We need to uphold the premises that are laid out for us.  They are all pieces to the puzzle.

Since this blog post is getting long in the tooth, I will end it here, and I will pick up where I am leaving off in the next installment of this (short) summary of an attempt to work out the “problem of pain” – Another Look at God in Light of the Evil in the World (Part 2).

7 thoughts on “Another Look at God in Light of the Evil in the World (Part 1)

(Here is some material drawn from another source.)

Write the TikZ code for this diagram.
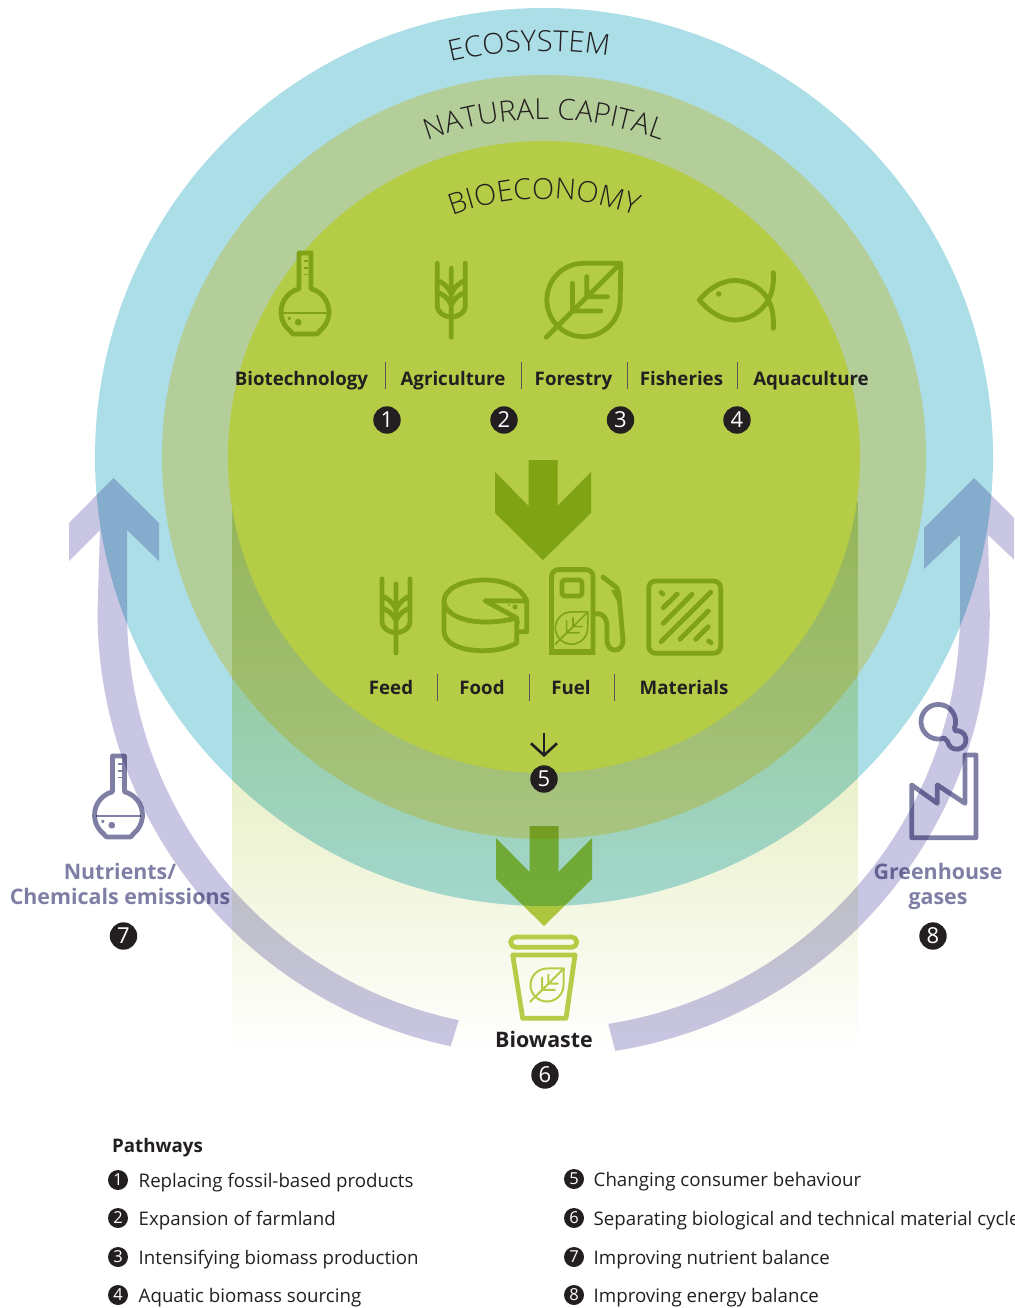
\documentclass[tikz,border=0pt]{standalone}
\usepackage{fontspec}
\setmainfont{Open Sans}
\newfontfamily\lightfont{Open Sans Light}
\usetikzlibrary{arrows.meta,decorations.text,fadings}

\definecolor{ecocol}{HTML}{ABDEE7}
\definecolor{natcol}{HTML}{B4CE9A}
\definecolor{biocol}{HTML}{B4CC46}
\definecolor{iconcol}{HTML}{7FA314}
\definecolor{bandcol}{HTML}{C9C6E3}
\definecolor{lavcol}{HTML}{7F7FA6}
\definecolor{inkcol}{HTML}{231F20}

\tikzfading[name=lowfade,top color=transparent!42,bottom color=transparent!100]

\tikzset{
	every pic/.style={yscale=-1},
	badge node/.style={shape=circle,fill=inkcol,text=white,inner sep=0pt,minimum size=27.4pt,font=\fontsize{22}{22}\selectfont},
	key node/.style={shape=circle,fill=inkcol,text=white,inner sep=0pt,minimum size=20pt,font=\fontsize{16.5}{16.5}\selectfont},
	sector node/.style={text=inkcol,inner sep=0pt,anchor=base,font=\fontsize{18.7}{23}\selectfont\bfseries},
	key text/.style={text=inkcol,inner sep=0pt,anchor=base west,font=\fontsize{18.7}{23}\selectfont},
	side text/.style={text=lavcol,inner sep=0pt,align=center,font=\fontsize{21.4}{25}\selectfont\bfseries},
	divider/.style={draw=inkcol!75,line width=.8pt},
	icon/.style={draw=iconcol,line width=4.8pt,line cap=round,line join=round},
	side icon/.style={draw=lavcol,line width=4.8pt,line cap=round,line join=round},
	ring text/.style={decorate,decoration={text along path,text align=center,text={#1}}},
	pics/flask/.style={code={
		\path[pic actions] (-6,0) -- (-6,35.8) arc[start angle=255.5,end angle=130,radius=24pt]
			-- (-12,81) -- (12,81) -- (15.4,77.4) arc[start angle=50,end angle=-75.5,radius=24pt]
			-- (6,0) -- cycle;
		\path[pic actions,line width=1.5pt,line cap=butt] (-22.5,60) -- (22.5,60)
			(-1,8) -- (3,8) (-1,15) -- (3,15) (-1,21.5) -- (3,21.5);
		\path[pic actions,line width=3.7pt] (-6.7,69.3) circle[radius=1.85pt];
		\path[pic actions,line width=1.7pt] (-15.7,65.3) circle[radius=.85pt];
	}},
	pics/wheat/.style={code={
		\path[pic actions] (0,0) -- (0,69)
			(-14,-5) -- (-14,37) .. controls (-14,45) and (-7,48) .. (0,49)
			(14,-5) -- (14,37) .. controls (14,45) and (7,48) .. (0,49)
			(-14,12) .. controls (-9,14) and (-3,18) .. (0,26)
			(14,12) .. controls (9,14) and (3,18) .. (0,26)
			(-14,24) .. controls (-8,26) and (-3,30) .. (0,37)
			(14,24) .. controls (8,26) and (3,30) .. (0,37);
	}},
	pics/leaf/.style={code={
		\path[pic actions] (37.3,-36.7) -- (0,-36.7) arc[start angle=270,end angle=90,radius=36.7pt]
			arc[start angle=90,end angle=0,radius=36.7pt] -- cycle
			(37.3,-36.7) -- (-37.3,37.3)
			(-11,-16.7) -- (-11,11) -- (17.3,11)
			(3.3,-23.3) -- (3.3,-3.3) -- (24,-3.3);
	}},
	pics/downarrow/.style={code={
		\fill[biocol,blend mode=multiply] (0,0) -- (-48,-47) -- (-48,-88) -- (-14.5,-54) -- (-14.5,-100)
			-- (14.5,-100) -- (14.5,-54) -- (48,-88) -- (48,-47) -- cycle;
	}},
}

\begin{document}
\begin{tikzpicture}[x=1pt,y=1pt,yscale=-1]
	\useasboundingbox (0,0) rectangle (1014,1308);
	\clip (0,0) rectangle (1014,1308);

	% rings
	\coordinate (centre) at (544,457);
	\fill[ecocol] (centre) circle[radius=449pt];
	\fill[natcol] (centre) circle[radius=382pt];
	\fill[biocol,blend mode=multiply,path fading=lowfade] (232,500) rectangle (858,1055);
	\fill[biocol] (centre) circle[radius=316pt];

	% side bands
	\fill[bandcol,blend mode=multiply] (113.5,478) -- (159,523) -- (159,561) -- (127,530) -- (127,612)
		arc[start angle=180,end angle=101.8,radius=417pt]
		-- ++(-8,26) arc[start angle=101.8,end angle=180,radius=444pt]
		-- (100,530) -- (69,561) -- (69,523) -- cycle;
	\fill[bandcol,blend mode=multiply] (974,478) -- (924,528) -- (924,569) -- (960,535) -- (960,612)
		arc[start angle=0,end angle=81,radius=417pt]
		-- ++(7,27) arc[start angle=81,end angle=0,radius=444pt]
		-- (988,535) -- (1024,569) -- (1024,528) -- cycle;

	% ring titles
	\begin{scope}[yscale=-1]
		\coordinate (textcentre) at (544,-457);
		\path[ring text={|\color{inkcol}\lightfont\fontsize{29}{29}\selectfont|ECOSYSTEM}]
			([shift={(122.1:406pt)}]textcentre) arc[start angle=122.1,end angle=62.1,radius=406pt];
		\path[ring text={|\color{inkcol}\lightfont\fontsize{29}{29}\selectfont|NATURAL CAPITAL}]
			([shift={(124.9:337.5pt)}]textcentre) arc[start angle=124.9,end angle=54.9,radius=337.5pt];
		\path[ring text={|\color{inkcol}\lightfont\fontsize{29}{29}\selectfont|BIOECONOMY}]
			([shift={(125:258pt)}]textcentre) arc[start angle=125,end angle=55,radius=258pt];
	\end{scope}

	% sector icons
	\pic[icon] at (305,253) {flask};
	\pic[icon] at (451.3,268.3) {wheat};
	\pic[icon] at (583.5,300) {leaf};
	\draw[icon] (699.3,300) .. controls (712,285) and (725,280.5) .. (735,280.5)
		.. controls (748,280.5) and (762,288) .. (768.3,300)
		.. controls (762,312) and (748,320) .. (735,320)
		.. controls (725,320) and (712,315) .. (699.3,300)
		(773.3,272.7) .. controls (774,285) and (772,293) .. (768.3,300)
		.. controls (772,307) and (774,316) .. (773.3,328.3);
	\fill[iconcol] (718.7,294) circle[radius=2.7pt];

	% sector labels
	\node[sector node] (bio) at (301.5,385.5) {Biotechnology};
	\node[sector node] (agr) at (453,385.5) {Agriculture};
	\node[sector node] (for) at (573.5,385.5) {Forestry};
	\node[sector node] (fis) at (681.5,385.5) {Fisheries};
	\node[sector node] (aqu) at (811,385.5) {Aquaculture};
	\foreach \x in {385,521,627,737}
		\draw[divider] (\x,362) -- (\x,389);

	\node[badge node] (n1) at (387,420) {1};
	\node[badge node] (n2) at (504,420) {2};
	\node[badge node] (n3) at (620.5,420) {3};
	\node[badge node] (n4) at (737,420) {4};

	\pic at (543,560) {downarrow};

	% product icons
	\pic[icon] at (396,584) {wheat};
	\draw[icon] (526.7,601) -- (485,600.7) -- (516.7,618)
		.. controls (505,621) and (495,622) .. (485,622)
		.. controls (460,622) and (444,612) .. (444,601)
		.. controls (444,590) and (460,580) .. (485,580)
		.. controls (505,580) and (522,588) .. (526.7,601)
		-- (526.7,631.7) -- (516.7,631.7)
		(516.7,618) -- (516.7,643)
		.. controls (508,648) and (497,650.7) .. (483,650.7)
		.. controls (460,650.7) and (444,643) .. (444,631) -- (444,601);
	\fill[iconcol] (515,607) circle[radius=2.5pt] (509,605) circle[radius=1pt] (518,622) circle[radius=2pt];
	\draw[icon,line join=miter] (558.7,569.6) -- (586,569.6) arc[start angle=-90,end angle=0,radius=7pt]
		-- (593,652.5) -- (551.5,652.5) -- (551.5,576.6) arc[start angle=180,end angle=270,radius=7pt] -- cycle;
	\draw[icon,line width=3pt] (551.5,650) -- (593,650);
	\draw[icon] (565,580) -- (579,580) arc[start angle=-90,end angle=0,radius=3pt] -- (582,593)
		arc[start angle=0,end angle=90,radius=3pt] -- (565,596) arc[start angle=90,end angle=180,radius=3pt]
		-- (562,583) arc[start angle=180,end angle=270,radius=3pt] -- cycle;
	\draw[icon] (594,614) .. controls (606,612) and (607,622) .. (607,628) -- (607,640)
		.. controls (607,648) and (612,650) .. (615,650)
		.. controls (620,650) and (623,646) .. (623,640) -- (619,595) -- (617,588) -- (603,577);
	\fill[iconcol] (611,590) -- (617,590) -- (618,603) -- cycle;
	\pic[icon,line width=1.6pt,scale=.44] at (571.5,628) {leaf};
	\draw[icon,rounded corners=7pt] (648.7,581) rectangle (720.7,653.3);
	\draw[icon] (661,592.5) -- (663,594) (663.3,607.7) -- (677.3,594) (663.3,623.3) -- (692,594.3)
		(661,641.7) -- (710.7,592.3) (680,639.3) -- (708.3,611) (695.7,639.3) -- (708.3,626.7)
		(708.7,641) -- (711,642.7);

	% product labels
	\node[sector node] (fee) at (391,694.5) {Feed};
	\node[sector node] (foo) at (482,694.5) {Food};
	\node[sector node] (fue) at (571,694.5) {Fuel};
	\node[sector node] (mat) at (684,694.5) {Materials};
	\foreach \x in {437,529,614}
		\draw[divider] (\x,674) -- (\x,701);

	\node[badge node] (n5) at (544,779) {5};
	\coordinate (behaviour) at (544,733);
	\draw[inkcol,line width=2.6pt,-{Straight Barb[length=12pt,width=26pt,line width=2.6pt]},shorten >=8pt] (behaviour) -- (n5);

	\pic at (544,926) {downarrow};

	% bin
	\draw[icon,draw=biocol,rounded corners=5pt] (510.7,937) rectangle (576.7,947.3);
	\draw[icon,draw=biocol] (512.7,955) -- (575,955) -- (566,1018.3) -- (522.7,1018.3) -- cycle;
	\pic[icon,draw=biocol,line width=2pt,scale=.45] at (547,985) {leaf};
	\node[sector node,font=\fontsize{21.4}{25}\selectfont\bfseries] (was) at (544,1047) {Biowaste};
	\node[badge node] (n6) at (545,1075) {6};

	% side labels
	\begin{scope}[blend mode=multiply]
		\pic[side icon] at (118.5,756) {flask};
		\draw[side icon] (911.7,785) -- (911.7,837.7) -- (976,837.7) -- (976,755) -- (965,755) -- (965,803.3)
			-- (937.3,785) -- (937.3,803.3) -- cycle
			(944.2,738) arc[start angle=70,end angle=380,radius=17.3pt]
			-- (955.1,730.8) arc[start angle=-100,end angle=170,radius=9.3pt] -- cycle;
		\node[side text] (nut) at (120,884) {Nutrients/\\Chemicals emissions};
		\node[side text] (ghg) at (938,886) {Greenhouse\\gases};
	\end{scope}
	\node[badge node] (n7) at (123.5,936) {7};
	\node[badge node] (n8) at (933,936) {8};

	% pathways
	\node[key text,font=\fontsize{18.7}{23}\selectfont\bfseries] (pathways) at (112,1152.5) {Pathways};
	\foreach \n/\y/\t in {1/1180/Replacing fossil-based products,2/1218/Expansion of farmland,3/1257/Intensifying biomass production,4/1295/Aquatic biomass sourcing} {
		\node[key node] (k\n) at (118,\y) {\n};
		\node[key text] (t\n) at (138.5,\y+7) {\t};
	}
	\foreach \n/\y/\t in {5/1179/Changing consumer behaviour,6/1218/Separating biological and technical material cycles,7/1257/Improving nutrient balance,8/1295/Improving energy balance} {
		\node[key node] (k\n) at (574,\y) {\n};
		\node[key text] (t\n) at (593.5,\y+7) {\t};
	}
\end{tikzpicture}
\end{document}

  1. I know that this is only part one and more parts are coming. More than likely you are planning on saying this down the road. But I can only accept the presence of suffering and evil (which, as you say, are not always the same thing) in the good creation of an all-powerful God by seeing that God stepped into creation and battled evil and suffered to win the victory. The only answer to the problem of evil is Christ crucified. J.

    Liked by 1 person

    1. I will end with that, as, frankly, I don’t think that most of this really speaks to the hearts of people (just the intellect) without the fact that God emptied Himself, left his privilege behind, became one of us and was obedient to His own purposes and plans, and demonstrated the ultimate self-sacrifice of love, but dying for us. We can trust Him, because He became us. He experienced all the pain and suffering we experience first hand, and He rose from the dead, demonstrating the hope He gives us. Nothing else really helps us with the emotional problem of pain in the end, but this.